Minhas Marcas

Distraio-me com minhas reflexões. Com elas viajo distante de mim, à procura de coisas admiráveis e firmes. Assim vivo, afastado de qualquer desespero que possa tirar-me o sono. Fundir-se em abstrações não é só deixar o nebuloso das idéias do que se pensa. Nos vácuos do pensar, se produz alguma coisa, inverte-se o comum e tudo se torna interessante no seu próprio reverso. Um homem não deve caber no seu próprio vazio.

Nunca dos meus olhos caíram lágrimas de covardia. Antes caíram em excesso provenientes da imprudência, confesso. Estive em mim em todas as coisas que fiz, n’algumas delas desesperado, por mais erradas que elas fossem. Ainda que pensando antes de fazê-las, arquitetei-as de forma errada e quantas de minhas obras não se desmoronaram diante dos meus olhos agora lânguidos e carcomidos pela depressão dos vencidos.

Hoje, alimento as máculas, retrato fiel e bem mais forte do que minha desobediência para com o quase perfeito que sempre quis buscar no que fiz.

Sou como um grande gavião fêmeo: tenho garras fortes, unhas afiadas, asas potentes, mas, acima de tudo isso, um grande coração generoso de mãe que aprendeu a defender suas crias. Os vôos que dou são para proteger os frágeis seres que de mim dependem.

Quando olharem para o alto e me vierem passar nalgum vôo fora de hora, é nesse instante em que escondo o meu sagrado desespero em saber que preciso ser tão útil, caçar o alimento a todo custo, porque de mim, tantos outros, pássaros frágeis, dependem e esperam.
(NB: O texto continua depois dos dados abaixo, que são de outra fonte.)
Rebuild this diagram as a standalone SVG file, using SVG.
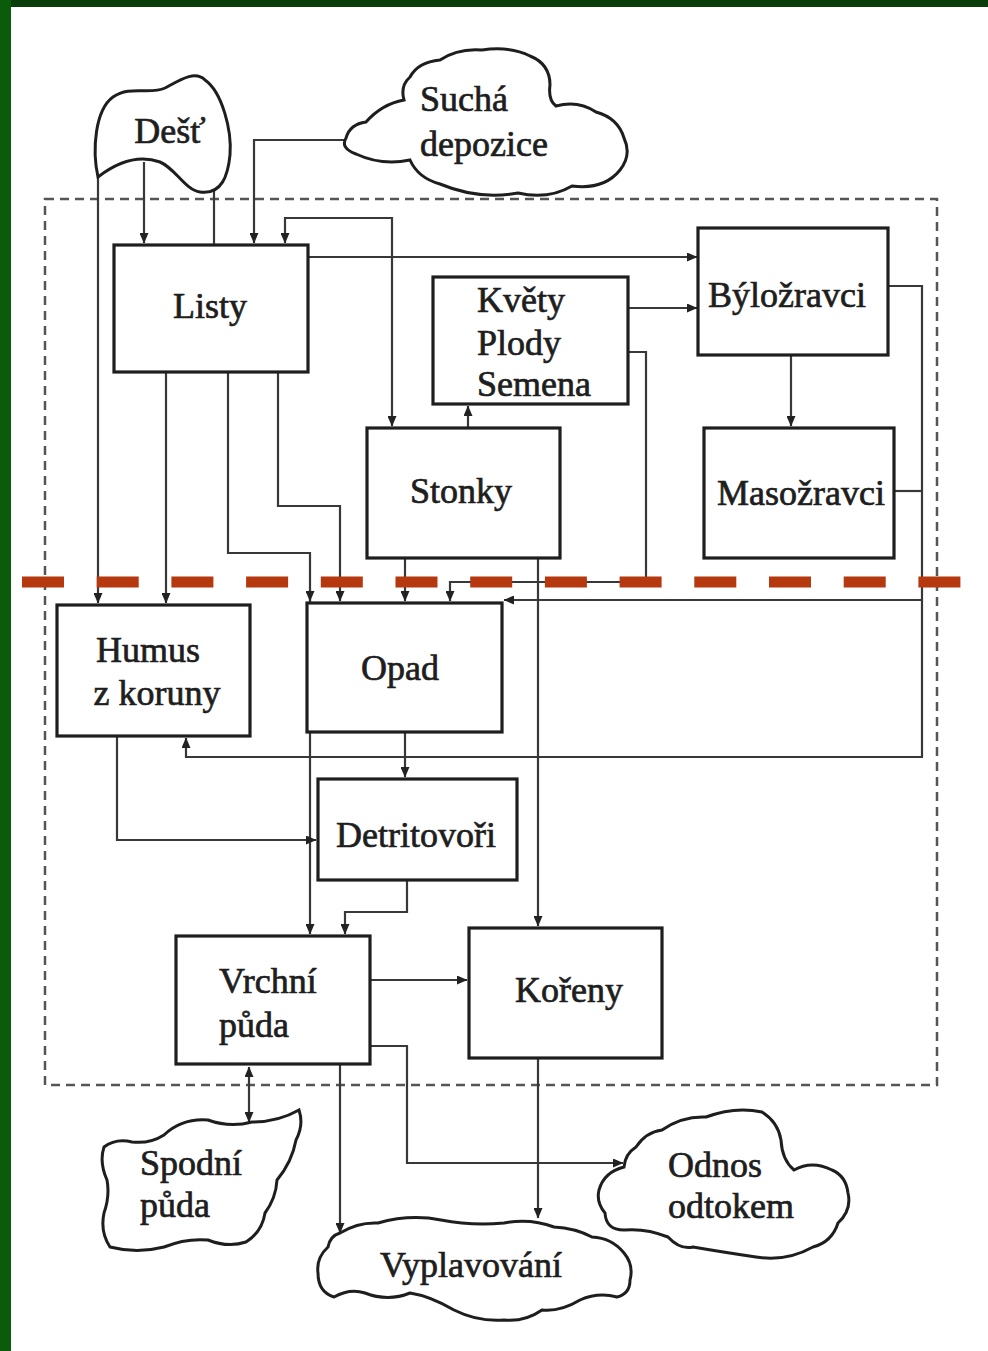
<svg xmlns="http://www.w3.org/2000/svg" width="988" height="1351" viewBox="0 0 988 1351">
<style>
.box{fill:#fff;stroke:#1e1e1e;stroke-width:3.2}
.cloud{fill:#fff;stroke:#1e1e1e;stroke-width:3}
.t{font-family:"Liberation Serif","Times New Roman",serif;font-size:36px;fill:#1e1e1e;stroke:#1e1e1e;stroke-width:0.7}
.c{text-anchor:middle}
.ln{fill:none;stroke:#383838;stroke-width:2.2}
.ln2{fill:none;stroke:#383838;stroke-width:2.2;marker-end:url(#arr)}
</style>
<defs>
<marker id="arr" markerUnits="userSpaceOnUse" markerWidth="11" markerHeight="9" refX="10" refY="4.5" orient="auto-start-reverse" viewBox="0 0 11 9">
<path d="M0,0 L10.5,4.5 L0,9 z" fill="#222"/>
</marker>
</defs>
<rect x="0" y="0" width="988" height="1351" fill="#fff"/>
<rect x="0" y="0" width="988" height="7" fill="#0b3d0b"/>
<rect x="0" y="0" width="11" height="1351" fill="#0a5c0a"/>
<rect id="boundary" x="45" y="199" width="892" height="886" fill="none" stroke="#555" stroke-width="2.5" stroke-dasharray="9 6"/>

<g id="connectors">
<path class="ln2" d="M98,177 V603"/>
<path class="ln2" d="M144,162 V243"/>
<path class="ln" d="M214,186 V245"/>
<path class="ln2" d="M345,140 H254 V243"/>
<path class="ln2" d="M285,243 V218 H392 V426" marker-start="url(#arr)"/>
<path class="ln2" d="M309,257 H697"/>
<path class="ln2" d="M629,308 H697"/>
<path class="ln2" d="M629,352 H646 V582 H450 V601"/>
<path class="ln2" d="M468,428 V406"/>
<path class="ln2" d="M791,355 V426"/>
<path class="ln2" d="M166,373 V603"/>
<path class="ln2" d="M228,373 V553 H310 V934"/>
<path class="ln2" d="M310,590 V601"/>
<path class="ln2" d="M278,373 V506 H340 V601"/>
<path class="ln2" d="M405,559 V601"/>
<path class="ln2" d="M538,559 V926"/>
<path class="ln2" d="M889,286 H922 V757 H186 V738"/>
<path class="ln" d="M894,491 H922"/>
<path class="ln2" d="M922,600 H504"/>
<path class="ln2" d="M117,736 V840 H316"/>
<path class="ln2" d="M405,732 V777"/>
<path class="ln2" d="M407,880 V912 H345 V934"/>
<path class="ln2" d="M370,980 H467"/>
<path class="ln2" d="M249,1122 V1067" marker-start="url(#arr)"/>
<path class="ln2" d="M340,1065 V1233"/>
<path class="ln2" d="M370,1046 H407 V1163 H623"/>
<path class="ln2" d="M538,1058 V1218"/>
</g>

<line id="ground-line" x1="22" y1="582" x2="966" y2="582" stroke="#b5380f" stroke-width="11" stroke-dasharray="42 32.7"/>

<g id="dest">
<path class="cloud" d="M98,177 C92,150 95,110 113,97 C130,85 150,95 165,88 C180,80 195,70 205,80 C222,92 232,130 230,155 C228,175 222,195 200,192 C185,190 175,168 160,162 C140,155 120,160 98,177 Z"/>
<text class="t c" x="170" y="143">Dešť</text>
</g>
<g id="sucha-depozice">
<path class="cloud" d="M410,77 Q418,62 440,60 Q458,48 482,50 Q510,46 530,56 Q550,64 550,85 Q548,100 556,106 Q578,100 596,112 Q618,118 624,138 Q632,155 620,170 Q604,190 572,186 Q548,200 518,193 Q478,200 440,184 Q418,178 410,160 Q382,166 356,154 Q340,148 346,138 Q350,124 366,122 Q382,104 404,100 Q400,86 410,77 Z"/>
<text class="t" x="420" y="111">Suchá</text>
<text class="t" x="420" y="156">depozice</text>
</g>
<g id="listy">
<rect class="box" x="114" y="245" width="194" height="127"/>
<text class="t c" x="210" y="318">Listy</text>
</g>
<g id="kvety">
<rect class="box" x="433" y="277" width="195" height="127"/>
<text class="t" x="477" y="312">Květy</text>
<text class="t" x="477" y="355">Plody</text>
<text class="t" x="477" y="396">Semena</text>
</g>
<g id="bylozravci">
<rect class="box" x="698" y="228" width="190" height="127"/>
<text class="t c" x="787" y="307">Býložravci</text>
</g>
<g id="stonky">
<rect class="box" x="367" y="428" width="193" height="130"/>
<text class="t c" x="461" y="503">Stonky</text>
</g>
<g id="masozravci">
<rect class="box" x="704" y="428" width="190" height="130"/>
<text class="t c" x="801" y="505">Masožravci</text>
</g>
<g id="humus">
<rect class="box" x="57" y="605" width="193" height="131"/>
<text class="t c" x="148" y="662">Humus</text>
<text class="t c" x="157" y="705">z koruny</text>
</g>
<g id="opad">
<rect class="box" x="307" y="603" width="195" height="129"/>
<text class="t c" x="400" y="680">Opad</text>
</g>
<g id="detritovori">
<rect class="box" x="318" y="779" width="199" height="101"/>
<text class="t c" x="416" y="847">Detritovoři</text>
</g>
<g id="vrchni-puda">
<rect class="box" x="176" y="936" width="194" height="128"/>
<text class="t" x="219" y="993">Vrchní</text>
<text class="t" x="219" y="1037">půda</text>
</g>
<g id="koreny">
<rect class="box" x="469" y="928" width="193" height="130"/>
<text class="t c" x="569" y="1002">Kořeny</text>
</g>
<g id="spodni-puda">
<path class="cloud" d="M299,1110 Q304,1125 296,1140 Q292,1162 277,1180 Q276,1198 265,1213 Q262,1232 246,1242 Q228,1248 208,1240 Q186,1238 164,1247 Q137,1254 110,1247 Q100,1232 104,1213 Q110,1196 107,1180 Q99,1162 104,1147 Q116,1138 132,1142 Q150,1144 164,1135 Q182,1118 208,1120 Q230,1128 252,1122 Q278,1122 299,1110 Z"/>
<text class="t" x="140" y="1175">Spodní</text>
<text class="t" x="140" y="1217">půda</text>
</g>
<g id="vyplavovani">
<path class="cloud" d="M328,1247 Q330,1236 340,1233 Q358,1222 378,1223 Q410,1214 441,1220 Q472,1226 504,1223 Q530,1218 554,1227 Q575,1228 592,1237 Q612,1238 624,1253 Q634,1265 630,1280 Q630,1294 617,1297 Q598,1292 580,1300 Q560,1312 542,1310 Q525,1322 504,1320 Q478,1322 454,1310 Q430,1296 410,1293 Q388,1302 365,1293 Q350,1288 334,1297 Q318,1292 318,1273 Q316,1258 328,1247 Z"/>
<text class="t c" x="471" y="1277">Vyplavování</text>
</g>
<g id="odnos-odtokem">
<path class="cloud" d="M624,1167 Q625,1154 636,1147 Q646,1132 662,1130 Q682,1116 706,1117 Q735,1106 762,1112 Q778,1122 781,1140 Q782,1160 794,1170 Q812,1160 832,1170 Q846,1176 848,1193 Q852,1210 838,1223 Q832,1242 813,1247 Q786,1262 756,1257 Q722,1252 693,1247 Q680,1250 668,1237 Q646,1228 624,1230 Q606,1230 605,1213 Q596,1202 599,1190 Q604,1172 624,1167 Z"/>
<text class="t" x="668" y="1177">Odnos</text>
<text class="t" x="668" y="1218">odtokem</text>
</g>
</svg>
Sou amigo dos tubarões saciados: imponho o respeito e o medo, sem jamais pensar fazer qualquer forma de ataque. Dentro de mim mora um imenso urso polar que só devora os peixes que morreram e estão às margens do lago; hibernar para mim é refletir sobre o homem e sobre a vida. O que mais me é convidativo nela é o amor fiel e responsável entre os homens que pecam sob tão grandioso e belo céu inocente. Procuro nesses pecados a inocência de nossa mais profunda culpa diante dos olhos do mundo, que nada mais são de que os dóceis olhos de Deus.

A vida, esse casulo agradável que guarda seus espinhos na cruz empoeirada guardada lá dentro no finalzinho do subsolo, serve como estrada para os passos de nossa consciência. Eu procuro aproveitá-la para andar bem. Tenho um compromisso para comigo mesmo de ser bom com os outros, desinteressadamente. Erro porque moro longe da perfeição, e as pedras enchem essa estrada e nos ofertam tombos. E daí? A queda também põe o corpo à frente de sua sombra e preenche o caminho.